Выбрать главу

– Неужели? Как ужасно! А что это за болезнь, Шломо?

– Я не знаю, Шмулик.

– Спросим у раби Якова. Однако мне кажется, что нам, жизнелюбивым и неунывающим хасидам, такая хворь не грозит.

– Я на это надеюсь. Хватит говорить о страхах и бедах. Только начнешь думать о своем здоровье – сразу признаешь себя больным. Ты, вроде бы, тоже видел сон, и очень приятный. Обещал рассказать и позабавить нас обоих, не так ли?

– Расскажу с радостью! – оживился Шмулик.

***

– Итак, я начинаю. Ты ведь знаешь, Шломо, о моей ночной страсти?

– Шмулик, выражайся, пожалуйста, яснее! Что ты имеешь в виду? – спросил Шломо, с подозрением взглянув на собеседника.

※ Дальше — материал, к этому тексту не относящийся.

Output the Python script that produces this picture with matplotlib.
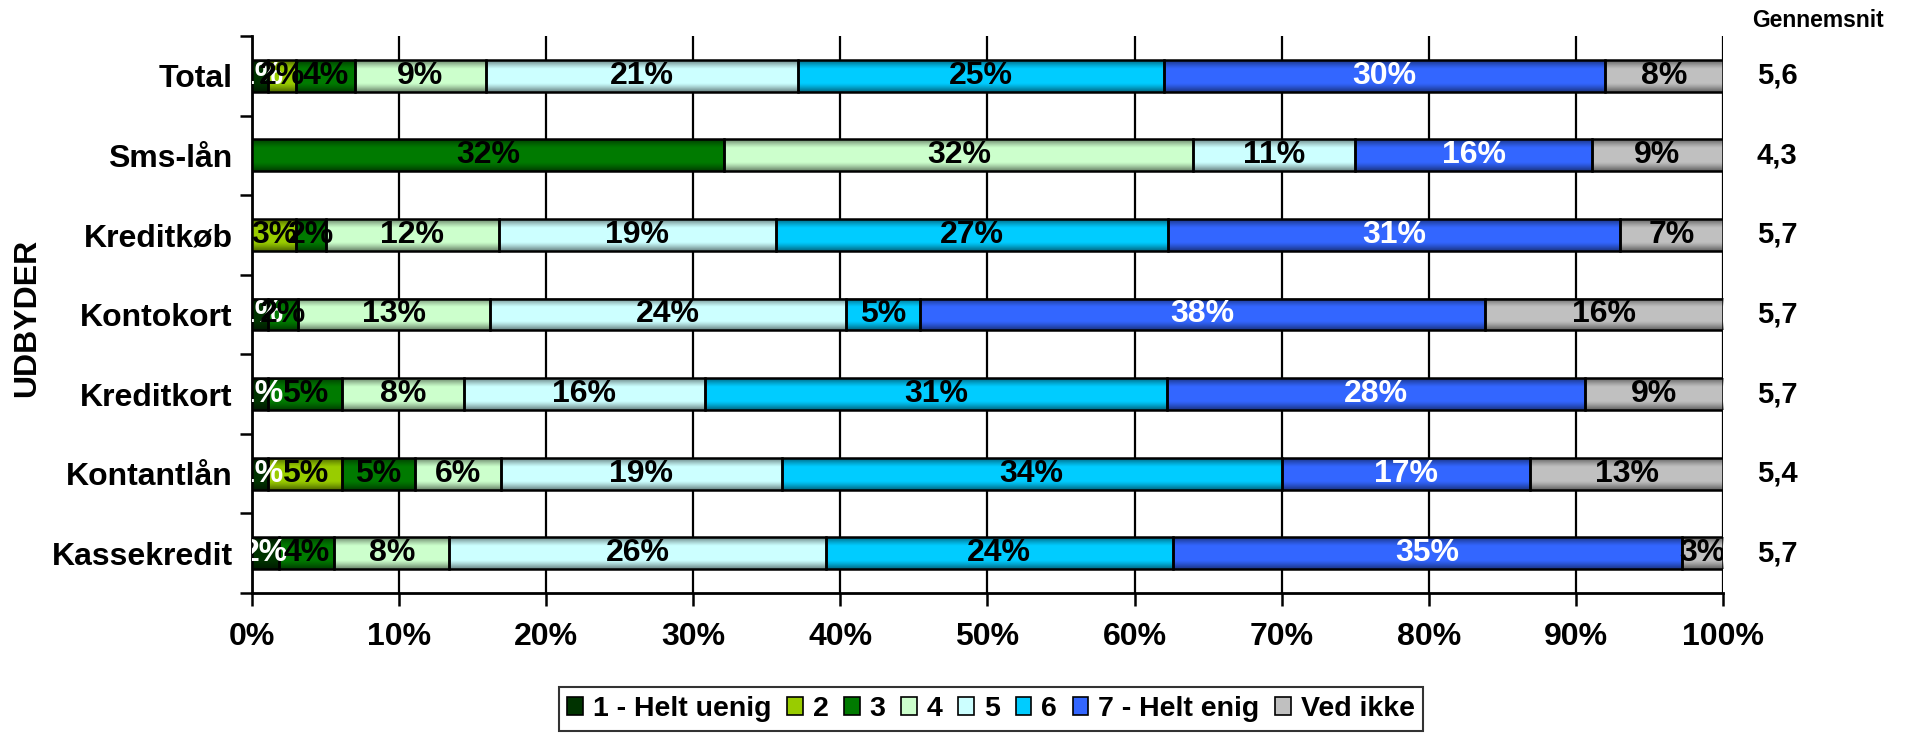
import numpy as np
import matplotlib
matplotlib.use("Agg")
import matplotlib.pyplot as plt
from matplotlib.patches import Patch

plt.rcParams['font.family'] = ['Liberation Sans', 'DejaVu Sans']
plt.rcParams['font.weight'] = 'bold'

categories = ["Total", "Sms-lån", "Kreditkøb", "Kontokort", "Kreditkort", "Kontantlån", "Kassekredit"]
series_names = ["1 - Helt uenig", "2", "3", "4", "5", "6", "7 - Helt enig", "Ved ikke"]

s1 = [1.1, 0.0, 0.0, 1.1, 1.1, 1.1, 1.8]
s2 = [1.9, 0.0, 3.0, 0.0, 0.0, 5.0, 0.0]
s3 = [4.0, 32.1, 2.0, 2.0, 5.0, 5.0, 3.8]
s4 = [8.9, 31.9, 11.8, 13.1, 8.3, 5.8, 7.8]
s5 = [21.2, 11.0, 18.8, 24.2, 16.4, 19.1, 25.6]
s6 = [24.9, 0.0, 26.7, 5.0, 31.4, 34.0, 23.6]
s7 = [30.0, 16.1, 30.7, 38.4, 28.4, 16.9, 34.6]
ved_ikke = [8.0, 8.9, 7.0, 16.2, 9.4, 13.1, 2.8]

gennemsnit = [5.6, 4.3, 5.7, 5.7, 5.7, 5.4, 5.7]

xticks = [0, 10, 20, 30, 40, 50, 60, 70, 80, 90, 100]

series = [s1, s2, s3, s4, s5, s6, s7, ved_ikke]
colors = ["#003300", "#99CC00", "#007A00", "#CCFFCC", "#CCFFFF", "#00CCFF", "#3366FF", "#C0C0C0"]
label_colors = ["white", "black", "black", "black", "black", "black", "white", "black"]

fig = plt.figure(figsize=(19.3, 7.33), dpi=100)
ax = fig.add_axes([0.1306, 0.191, 0.7621, 0.7599])

y = np.arange(len(categories))
bar_h = 0.40

# gradient overlay profile (darker at top/bottom edges)
t = np.linspace(0, 1, 64)
d = np.clip((np.abs(2 * t - 1) - 0.45) / 0.55, 0, 1)
alpha_prof = 0.5 * d ** 1.2
overlay = np.zeros((64, 2, 4))
overlay[..., 3] = alpha_prof[:, None]

left = np.zeros(len(categories))
for vals, col, lcol in zip(series, colors, label_colors):
    vals = np.array(vals)
    bars = ax.barh(y, vals, left=left, height=bar_h, color=col,
                   edgecolor="none", linewidth=0, zorder=3)
    for b, v in zip(bars, vals):
        if v <= 0:
            continue
        x0, y0 = b.get_x(), b.get_y()
        w, h = b.get_width(), b.get_height()
        ax.imshow(overlay, extent=(x0, x0 + w, y0 + h, y0), aspect='auto',
                  zorder=3.5, interpolation='bilinear')
    ax.barh(y, vals, left=left, height=bar_h, fill=False,
            edgecolor=["black" if v > 0 else "none" for v in vals], linewidth=1.8, zorder=4)
    for b, v in zip(bars, vals):
        if v <= 0:
            continue
        cx = b.get_x() + b.get_width() / 2
        cy = b.get_y() + b.get_height() / 2
        ax.text(cx, cy, f"{v:.0f}%", ha="center", va="center", color=lcol,
                fontsize=23, fontweight="bold", zorder=5, clip_on=True)
    left = left + vals

ax.set_xlim(0, 100)
ax.set_ylim(len(categories) - 0.5, -0.5)

ax.set_xticks(xticks)
ax.set_xticklabels([f"{v}%" for v in xticks], fontsize=23, fontweight="bold")
ax.set_yticks(y)
ax.set_yticklabels(categories, fontsize=23, fontweight="bold")
ax.set_yticks(np.arange(-0.5, len(categories) + 0.5, 1), minor=True)
ax.tick_params(axis="y", which="major", length=0, pad=14)
ax.tick_params(axis="y", which="minor", length=9, width=1.8, direction="out", color="black")
ax.tick_params(axis="x", which="major", length=9, width=1.8, direction="out", pad=12)

ax.grid(axis="x", color="black", linewidth=1.6, zorder=0)
ax.set_axisbelow(True)
for side in ["top", "right"]:
    ax.spines[side].set_visible(False)
ax.spines["left"].set_linewidth(2)
ax.spines["bottom"].set_linewidth(2)

# y-axis title
fig.text(27 / 1930, 1 - 318 / 733, "UDBYDER", rotation=90, ha="center", va="center",
         fontsize=23, fontweight="bold")

# Gennemsnit column
ax.text(1.0 + (1818 - 1723) / (0.7621 * 1930), 1.0 + (36 - 21) / (0.7599 * 733), "Gennemsnit",
        transform=ax.transAxes, ha="center", va="center", fontsize=16.5, fontweight="bold")
for yi, g in zip(y, gennemsnit):
    ax.text(1.0 + (1757 - 1723) / (0.7621 * 1930), yi, f"{g:.1f}".replace(".", ","),
            transform=ax.get_yaxis_transform(), ha="left", va="center",
            fontsize=21, fontweight="bold", clip_on=False)

handles = [Patch(facecolor=c, edgecolor="black", linewidth=1.2) for c in colors]
leg = fig.legend(handles, series_names, loc="center", bbox_to_anchor=(991 / 1930, 1 - 709 / 733),
                 ncol=8, frameon=True, fancybox=False, edgecolor="black",
                 prop={"size": 20.5, "weight": "bold"}, handlelength=0.55, handleheight=0.55,
                 handletextpad=0.35, columnspacing=0.55, borderpad=0.3)
leg.get_frame().set_linewidth(1.5)

fig.savefig("out.png", dpi=100)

– Ах, прости, друг, мне действительно не всегда удается с первой попытки облечь свои мысли в релевантные выражения. Ты ведь ничего худого не подумал, правда? – покраснев, спросил Шмулик.

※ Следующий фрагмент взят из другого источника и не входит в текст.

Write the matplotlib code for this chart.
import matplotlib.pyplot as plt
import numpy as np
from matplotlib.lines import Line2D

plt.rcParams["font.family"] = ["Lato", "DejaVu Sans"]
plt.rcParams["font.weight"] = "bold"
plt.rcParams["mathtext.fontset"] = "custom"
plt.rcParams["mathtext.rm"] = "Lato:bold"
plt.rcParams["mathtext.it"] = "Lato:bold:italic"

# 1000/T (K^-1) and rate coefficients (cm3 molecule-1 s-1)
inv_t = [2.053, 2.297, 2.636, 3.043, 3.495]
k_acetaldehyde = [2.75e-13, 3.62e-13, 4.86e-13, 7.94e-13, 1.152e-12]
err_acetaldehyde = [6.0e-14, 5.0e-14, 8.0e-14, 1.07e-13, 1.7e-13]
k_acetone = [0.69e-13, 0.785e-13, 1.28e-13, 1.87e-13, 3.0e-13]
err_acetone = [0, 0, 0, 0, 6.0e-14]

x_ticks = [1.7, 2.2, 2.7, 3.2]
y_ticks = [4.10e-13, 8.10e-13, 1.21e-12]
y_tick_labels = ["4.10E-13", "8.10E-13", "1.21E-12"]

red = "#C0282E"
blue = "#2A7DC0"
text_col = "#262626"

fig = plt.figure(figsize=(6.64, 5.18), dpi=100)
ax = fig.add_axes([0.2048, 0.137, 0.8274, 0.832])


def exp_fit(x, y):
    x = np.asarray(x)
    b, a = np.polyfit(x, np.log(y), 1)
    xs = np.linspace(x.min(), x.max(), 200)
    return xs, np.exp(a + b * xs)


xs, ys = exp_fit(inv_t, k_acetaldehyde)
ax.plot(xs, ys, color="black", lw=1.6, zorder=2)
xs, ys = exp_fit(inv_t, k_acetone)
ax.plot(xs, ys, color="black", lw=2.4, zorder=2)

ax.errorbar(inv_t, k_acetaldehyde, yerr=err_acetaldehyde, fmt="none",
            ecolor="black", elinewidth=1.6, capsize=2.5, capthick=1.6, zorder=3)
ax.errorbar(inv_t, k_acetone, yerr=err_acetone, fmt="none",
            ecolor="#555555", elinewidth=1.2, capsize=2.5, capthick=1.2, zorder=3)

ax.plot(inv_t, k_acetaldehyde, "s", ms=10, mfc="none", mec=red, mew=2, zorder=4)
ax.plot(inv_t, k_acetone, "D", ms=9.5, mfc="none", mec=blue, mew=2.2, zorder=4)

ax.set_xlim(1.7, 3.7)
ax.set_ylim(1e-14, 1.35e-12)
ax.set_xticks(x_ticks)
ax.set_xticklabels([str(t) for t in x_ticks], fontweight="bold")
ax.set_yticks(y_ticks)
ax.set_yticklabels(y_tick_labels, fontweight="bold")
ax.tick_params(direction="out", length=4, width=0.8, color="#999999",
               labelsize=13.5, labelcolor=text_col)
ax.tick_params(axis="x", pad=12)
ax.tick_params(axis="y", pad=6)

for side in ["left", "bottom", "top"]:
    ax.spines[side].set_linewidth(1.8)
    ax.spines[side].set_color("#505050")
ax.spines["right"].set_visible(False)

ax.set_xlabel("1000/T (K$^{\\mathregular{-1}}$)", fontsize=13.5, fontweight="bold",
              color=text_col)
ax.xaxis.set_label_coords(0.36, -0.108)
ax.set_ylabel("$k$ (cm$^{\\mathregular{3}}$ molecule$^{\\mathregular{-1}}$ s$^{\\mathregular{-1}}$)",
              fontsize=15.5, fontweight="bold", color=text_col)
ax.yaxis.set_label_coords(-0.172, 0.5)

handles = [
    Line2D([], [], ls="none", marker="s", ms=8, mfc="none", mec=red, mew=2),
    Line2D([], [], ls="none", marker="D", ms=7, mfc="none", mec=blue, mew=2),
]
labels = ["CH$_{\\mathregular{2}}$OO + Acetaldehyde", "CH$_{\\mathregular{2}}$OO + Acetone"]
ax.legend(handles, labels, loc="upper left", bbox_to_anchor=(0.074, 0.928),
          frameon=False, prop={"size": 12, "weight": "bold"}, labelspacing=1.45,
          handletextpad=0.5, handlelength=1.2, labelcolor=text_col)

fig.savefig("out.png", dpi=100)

– Разумеется, я не думал о неподобающих подлинному хасиду вещах. Замечу, что слово “релевантный” изумительно украшает твой лексикон, богатством своим приближающийся к моему.

– О, я польщен! – промолвил Шмулик, раскрасневшись на сей раз от доставленного похвалой удовольствия.

– Я, кажется, увел тебя в сторону, продолжай рассказ.

– Есть у меня слабость, которую я необдуманно назвал страстью: я выхожу по ночам из дома и гляжу в подзорную трубу на звезды, слежу за их движением по небосводу, замечаю взаимное сближение и отдаление мерцающих светлых пятнышек на черном бархате, наблюдаю сияние далеких миров и мечтаю, мечтаю, мечтаю! Лишает меня сна один чудовищный факт: люди земли не знают, как выглядят звезды вблизи!

– Я догадываюсь о предмете твоих мечтаний – ты мыслишь себя великим открывателем, грезишь улететь на звезду и вернуться оттуда с трофеем неведомого нам добра, стойкого против ржавчины земного зла. Говорят, Шмулик, если человек думает днем о быках, то ночью ему снятся одни только быки. Тебе приснился полет в иной мир, лучший нашего. Я прав?

– Ты абсолютно прав, друг! Расскажу всё по порядку. Привиделось мне, будто бы хозяин, у которого я служу, наградил меня новой подзорной трубой особой силы. Через нее звезды видны крупно и отчетливо.

– Позволь, Шмулик, ты, кажется, жаловался на скупость своего нанимателя, и вдруг такая щедрость?

– Так ведь это сон, Шломо!

– Верно. Вот и выходит: наяву ненастье, а во сне счастье!

– Пожалованием оптического чуда не ограничился неожиданно тороватый благодетель мой. Он вручил мне особую грамоту. На одной стороне говорилось, что я награждаюсь освобождением от службы на один день, а на обороте документа разъяснено было, как, пользуясь дарственной подзорной трубой, улететь на звезду.

– Экая ерунда, однако! – усмехнулся Шломо, – как такое возможно? Не иначе, забравшись вовнутрь, и, увлекаемый неведомой силой, вылетишь из трубы к звездам?

– Что наяву небыль, то во сне – быль. Вот ведь знаешь ты наверняка и не сомневаешься в том, что с приходом Спасителя, похороненные за пределами Святой земли иудеи перекатятся по подземным расселинам в Иерусалим, дабы восстать там из мертвых. В этом ты уверен, а сну моему не доверяешь? Не щеголяй маловерием, Шломо, а слушай дальше.

– Извини, не хотел тебе помешать.

– Всю ночь накануне отпускного дня я не сомкнул глаз: глядел в окуляр подаренной подзорной трубы, выискивая на небосводе подходящую звезду. К рассвету я сделал выбор, и, бодрый и счастливый, стал собираться в полет.

– Ты намеревался совершить тайный вояж, приготовив всем нам сюрприз по возвращении?

– Никаких тайн! Я прям и бесхитростен. Меня провожали мать, жена и детишки.

– Наверное, женщины от горя рыдали в голос, а малолетки испуганно жались к тебе?

– Ничего подобного, Шломо! Женщины утирали слезы счастья, радуясь моему успеху, а прелестные детки повели вокруг меня праздничный хоровод с веселыми песнями и бескомпромиссными требованиями подарков.

– Да-а-а-а… Англия, не в пример звезде, куда как ближе к Божину, однако прощание с близкими не порадовало меня, было безрадостным и тревожным. Завидую тебе, Шмулик! – грустно сказал Шломо.